Source records:
********************

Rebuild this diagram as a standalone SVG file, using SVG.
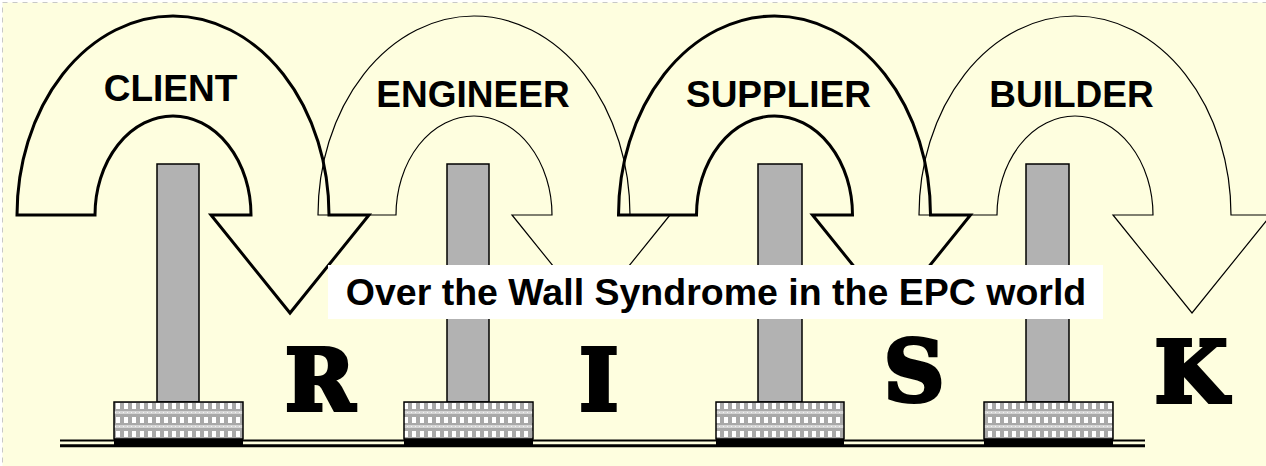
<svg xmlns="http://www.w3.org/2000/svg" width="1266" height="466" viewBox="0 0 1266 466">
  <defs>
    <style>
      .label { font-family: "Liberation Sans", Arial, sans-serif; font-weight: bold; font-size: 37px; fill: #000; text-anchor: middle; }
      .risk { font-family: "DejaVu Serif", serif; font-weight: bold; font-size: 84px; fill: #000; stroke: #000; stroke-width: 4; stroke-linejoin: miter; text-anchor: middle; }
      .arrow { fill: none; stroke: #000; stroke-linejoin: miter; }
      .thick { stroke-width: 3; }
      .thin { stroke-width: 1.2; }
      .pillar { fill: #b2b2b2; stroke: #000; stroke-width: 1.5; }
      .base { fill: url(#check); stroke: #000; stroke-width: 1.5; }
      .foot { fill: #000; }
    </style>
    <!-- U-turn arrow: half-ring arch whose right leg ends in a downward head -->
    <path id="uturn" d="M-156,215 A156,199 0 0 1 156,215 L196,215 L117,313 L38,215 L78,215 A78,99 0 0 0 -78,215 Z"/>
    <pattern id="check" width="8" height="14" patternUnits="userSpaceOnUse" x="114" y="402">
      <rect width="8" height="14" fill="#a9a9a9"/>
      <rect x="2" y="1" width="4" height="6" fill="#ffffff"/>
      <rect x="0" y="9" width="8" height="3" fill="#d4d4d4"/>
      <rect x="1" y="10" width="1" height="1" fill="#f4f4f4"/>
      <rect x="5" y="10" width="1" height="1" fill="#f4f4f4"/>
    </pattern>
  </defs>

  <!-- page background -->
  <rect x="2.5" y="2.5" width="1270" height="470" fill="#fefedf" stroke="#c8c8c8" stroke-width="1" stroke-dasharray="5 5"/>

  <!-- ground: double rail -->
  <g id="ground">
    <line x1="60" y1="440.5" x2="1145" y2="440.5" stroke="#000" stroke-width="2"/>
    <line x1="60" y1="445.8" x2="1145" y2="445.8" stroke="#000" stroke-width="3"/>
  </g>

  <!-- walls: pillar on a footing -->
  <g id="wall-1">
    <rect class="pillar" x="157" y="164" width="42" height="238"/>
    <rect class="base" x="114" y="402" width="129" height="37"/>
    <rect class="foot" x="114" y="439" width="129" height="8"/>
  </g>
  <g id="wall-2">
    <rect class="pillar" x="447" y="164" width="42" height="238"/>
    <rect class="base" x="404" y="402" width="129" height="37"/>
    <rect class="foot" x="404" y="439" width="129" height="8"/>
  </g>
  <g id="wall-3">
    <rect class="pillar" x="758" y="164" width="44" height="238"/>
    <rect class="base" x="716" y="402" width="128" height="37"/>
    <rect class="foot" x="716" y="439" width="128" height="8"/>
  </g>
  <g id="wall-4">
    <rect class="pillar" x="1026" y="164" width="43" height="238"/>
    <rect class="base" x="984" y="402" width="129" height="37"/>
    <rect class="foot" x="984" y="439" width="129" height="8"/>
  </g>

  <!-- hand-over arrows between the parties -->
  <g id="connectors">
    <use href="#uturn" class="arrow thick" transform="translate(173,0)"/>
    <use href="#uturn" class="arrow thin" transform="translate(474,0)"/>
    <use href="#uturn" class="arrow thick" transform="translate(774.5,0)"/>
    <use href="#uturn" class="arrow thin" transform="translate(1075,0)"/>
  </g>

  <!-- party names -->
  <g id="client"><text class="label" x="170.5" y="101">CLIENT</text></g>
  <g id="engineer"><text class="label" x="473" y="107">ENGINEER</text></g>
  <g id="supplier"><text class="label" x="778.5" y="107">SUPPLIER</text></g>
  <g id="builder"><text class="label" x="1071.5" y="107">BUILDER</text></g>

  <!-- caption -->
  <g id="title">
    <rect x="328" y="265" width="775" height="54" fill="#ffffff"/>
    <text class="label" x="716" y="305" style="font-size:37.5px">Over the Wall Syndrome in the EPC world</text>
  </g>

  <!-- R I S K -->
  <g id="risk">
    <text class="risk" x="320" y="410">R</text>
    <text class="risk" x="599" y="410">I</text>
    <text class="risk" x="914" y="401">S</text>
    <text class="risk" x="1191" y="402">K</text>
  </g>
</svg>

********************

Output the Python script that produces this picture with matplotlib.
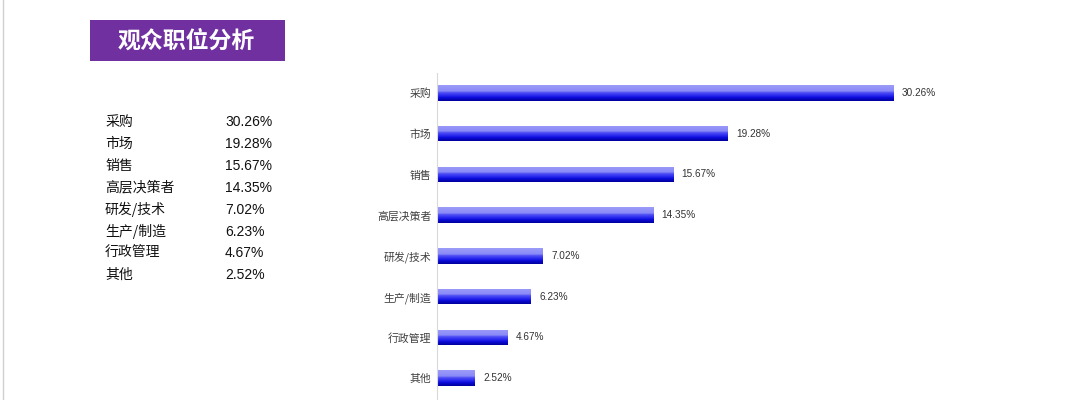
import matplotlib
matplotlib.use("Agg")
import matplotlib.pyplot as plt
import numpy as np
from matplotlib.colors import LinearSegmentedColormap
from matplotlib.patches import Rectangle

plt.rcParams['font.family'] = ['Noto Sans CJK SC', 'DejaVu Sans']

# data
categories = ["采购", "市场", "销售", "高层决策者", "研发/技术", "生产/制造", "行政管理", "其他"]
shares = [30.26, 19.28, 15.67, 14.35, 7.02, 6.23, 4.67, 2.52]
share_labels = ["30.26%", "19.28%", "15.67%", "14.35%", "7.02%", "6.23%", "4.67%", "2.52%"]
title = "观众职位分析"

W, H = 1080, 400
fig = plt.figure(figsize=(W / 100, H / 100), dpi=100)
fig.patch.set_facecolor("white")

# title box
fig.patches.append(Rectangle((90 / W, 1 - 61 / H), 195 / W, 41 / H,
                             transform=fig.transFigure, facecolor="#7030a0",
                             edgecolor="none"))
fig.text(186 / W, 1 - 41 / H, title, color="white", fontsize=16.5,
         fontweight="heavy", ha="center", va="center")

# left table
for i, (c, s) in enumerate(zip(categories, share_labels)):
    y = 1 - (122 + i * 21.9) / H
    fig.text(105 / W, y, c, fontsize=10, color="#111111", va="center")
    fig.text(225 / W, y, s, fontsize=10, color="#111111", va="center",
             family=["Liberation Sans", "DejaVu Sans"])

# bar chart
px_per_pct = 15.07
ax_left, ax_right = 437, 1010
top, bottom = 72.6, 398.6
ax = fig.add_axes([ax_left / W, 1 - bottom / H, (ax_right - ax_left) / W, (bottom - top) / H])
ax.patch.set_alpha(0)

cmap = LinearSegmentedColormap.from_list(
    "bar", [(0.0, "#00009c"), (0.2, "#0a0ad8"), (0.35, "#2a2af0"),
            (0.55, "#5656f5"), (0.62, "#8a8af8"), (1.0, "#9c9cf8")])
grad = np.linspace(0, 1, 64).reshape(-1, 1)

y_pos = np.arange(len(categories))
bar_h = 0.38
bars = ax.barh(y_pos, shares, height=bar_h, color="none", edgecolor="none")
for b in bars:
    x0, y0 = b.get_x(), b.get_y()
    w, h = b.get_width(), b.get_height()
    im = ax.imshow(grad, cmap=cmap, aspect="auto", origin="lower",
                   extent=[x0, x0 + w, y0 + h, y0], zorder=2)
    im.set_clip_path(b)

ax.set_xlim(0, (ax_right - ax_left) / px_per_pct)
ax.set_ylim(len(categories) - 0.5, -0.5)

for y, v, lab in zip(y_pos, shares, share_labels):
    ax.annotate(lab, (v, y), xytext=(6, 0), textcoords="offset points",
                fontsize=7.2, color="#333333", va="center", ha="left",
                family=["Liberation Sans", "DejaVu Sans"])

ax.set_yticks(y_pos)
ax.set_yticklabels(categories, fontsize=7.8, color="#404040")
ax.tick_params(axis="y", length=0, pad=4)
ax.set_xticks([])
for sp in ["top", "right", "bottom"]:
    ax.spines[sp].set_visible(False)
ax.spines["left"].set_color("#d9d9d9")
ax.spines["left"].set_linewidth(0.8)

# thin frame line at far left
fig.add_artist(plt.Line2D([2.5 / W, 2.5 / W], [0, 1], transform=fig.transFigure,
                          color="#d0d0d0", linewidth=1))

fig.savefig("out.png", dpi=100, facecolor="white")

********************

_WORK INSTRUCTIONS_. Give the lines above again exactly, from the one containing "Output the Python" to the one containing "ax.patch.set_alpha(0)", both included, but leave out the pictures.

_SOLUTION TO THIS TASK_.
Output the Python script that produces this picture with matplotlib.
import matplotlib
matplotlib.use("Agg")
import matplotlib.pyplot as plt
import numpy as np
from matplotlib.colors import LinearSegmentedColormap
from matplotlib.patches import Rectangle

plt.rcParams['font.family'] = ['Noto Sans CJK SC', 'DejaVu Sans']

# data
categories = ["采购", "市场", "销售", "高层决策者", "研发/技术", "生产/制造", "行政管理", "其他"]
shares = [30.26, 19.28, 15.67, 14.35, 7.02, 6.23, 4.67, 2.52]
share_labels = ["30.26%", "19.28%", "15.67%", "14.35%", "7.02%", "6.23%", "4.67%", "2.52%"]
title = "观众职位分析"

W, H = 1080, 400
fig = plt.figure(figsize=(W / 100, H / 100), dpi=100)
fig.patch.set_facecolor("white")

# title box
fig.patches.append(Rectangle((90 / W, 1 - 61 / H), 195 / W, 41 / H,
                             transform=fig.transFigure, facecolor="#7030a0",
                             edgecolor="none"))
fig.text(186 / W, 1 - 41 / H, title, color="white", fontsize=16.5,
         fontweight="heavy", ha="center", va="center")

# left table
for i, (c, s) in enumerate(zip(categories, share_labels)):
    y = 1 - (122 + i * 21.9) / H
    fig.text(105 / W, y, c, fontsize=10, color="#111111", va="center")
    fig.text(225 / W, y, s, fontsize=10, color="#111111", va="center",
             family=["Liberation Sans", "DejaVu Sans"])

# bar chart
px_per_pct = 15.07
ax_left, ax_right = 437, 1010
top, bottom = 72.6, 398.6
ax = fig.add_axes([ax_left / W, 1 - bottom / H, (ax_right - ax_left) / W, (bottom - top) / H])
ax.patch.set_alpha(0)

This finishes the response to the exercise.